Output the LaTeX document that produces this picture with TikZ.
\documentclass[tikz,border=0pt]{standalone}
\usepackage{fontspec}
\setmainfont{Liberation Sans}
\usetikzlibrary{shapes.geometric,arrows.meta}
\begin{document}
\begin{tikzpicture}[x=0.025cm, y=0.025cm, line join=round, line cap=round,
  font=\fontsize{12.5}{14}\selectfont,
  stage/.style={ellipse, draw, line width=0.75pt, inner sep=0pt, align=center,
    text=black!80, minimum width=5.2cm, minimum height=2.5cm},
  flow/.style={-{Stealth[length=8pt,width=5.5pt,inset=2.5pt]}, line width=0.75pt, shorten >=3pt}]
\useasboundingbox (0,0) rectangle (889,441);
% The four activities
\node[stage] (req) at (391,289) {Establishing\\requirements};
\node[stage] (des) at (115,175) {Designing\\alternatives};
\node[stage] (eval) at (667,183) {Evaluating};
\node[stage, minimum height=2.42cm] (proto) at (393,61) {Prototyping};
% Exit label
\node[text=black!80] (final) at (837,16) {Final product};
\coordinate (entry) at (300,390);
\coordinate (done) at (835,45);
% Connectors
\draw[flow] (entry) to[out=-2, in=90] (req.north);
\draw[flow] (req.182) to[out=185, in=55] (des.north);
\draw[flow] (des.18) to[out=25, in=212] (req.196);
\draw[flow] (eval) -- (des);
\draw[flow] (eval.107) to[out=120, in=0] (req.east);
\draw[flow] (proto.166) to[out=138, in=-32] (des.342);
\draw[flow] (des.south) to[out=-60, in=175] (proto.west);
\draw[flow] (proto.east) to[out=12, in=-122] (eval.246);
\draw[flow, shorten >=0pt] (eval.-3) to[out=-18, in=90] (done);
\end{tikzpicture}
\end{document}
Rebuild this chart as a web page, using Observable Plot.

__PROBLEM STATEMENT__. Report how many lines in the records above contain the word "this", giving only the number.

__EXERCISE RESPONSE__. 2